What could this mean for managing legal risk?
It’s fair to say legal risk has run along almost opposite lines. Far from involving the whole team, it’s left to the legal expert. Far from empowering everyone to own the problem, the business rookie is encouraged to flick it to the compliance team, then lean on them for a green light.
We often think the law is too complex for the commercial team. Maybe we could learn from the 20 year old rookie.
Compare the Low Reliability and the High Reliability Organisation.
The LRO will focus on efficiency, lack diversity, filter communications and ignore early warning signs.
The HRO will be preoccupied with failure, reluctant to simplify, sensitive to signals and open to input.
It’s a very different modality.
In our mind this emerging body of knowledge supports a distributed and devolved compliance responsibility that shares the burden and strengthens the whole enterprise.
And if you think it’s unrealistic, read the words of Rear Admiral Tom Mercer formerly of USS Carl Vinson:
“So you want to understand an aircraft carrier?
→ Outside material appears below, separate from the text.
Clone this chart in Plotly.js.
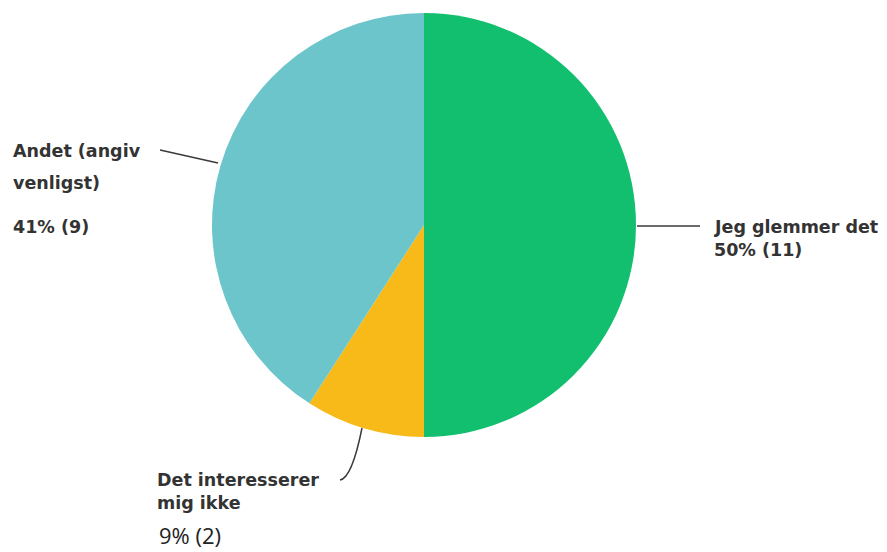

Well, just imagine that it’s a busy day, and you shrink San Francisco Airport to only one short runway and one ramp and gate. Make planes take off and land at the same time, at half the present time interval, rock the runway from side to side, and require that everyone who leaves in the morning returns that same day. Make sure the equipment is so close to the edge of the envelope that it’s fragile.
“Then turn off the radar to avoid detection, impose strict controls on radios, fuel the aircraft in place with their engines running, put an enemy in the air, and scatter live bombs and rockets around. Now wet the whole thing down with salt water and oil, and man it with 20-year-olds, half of whom have never seen an airplane closeup. Oh, and by the way, try not to kill anyone.”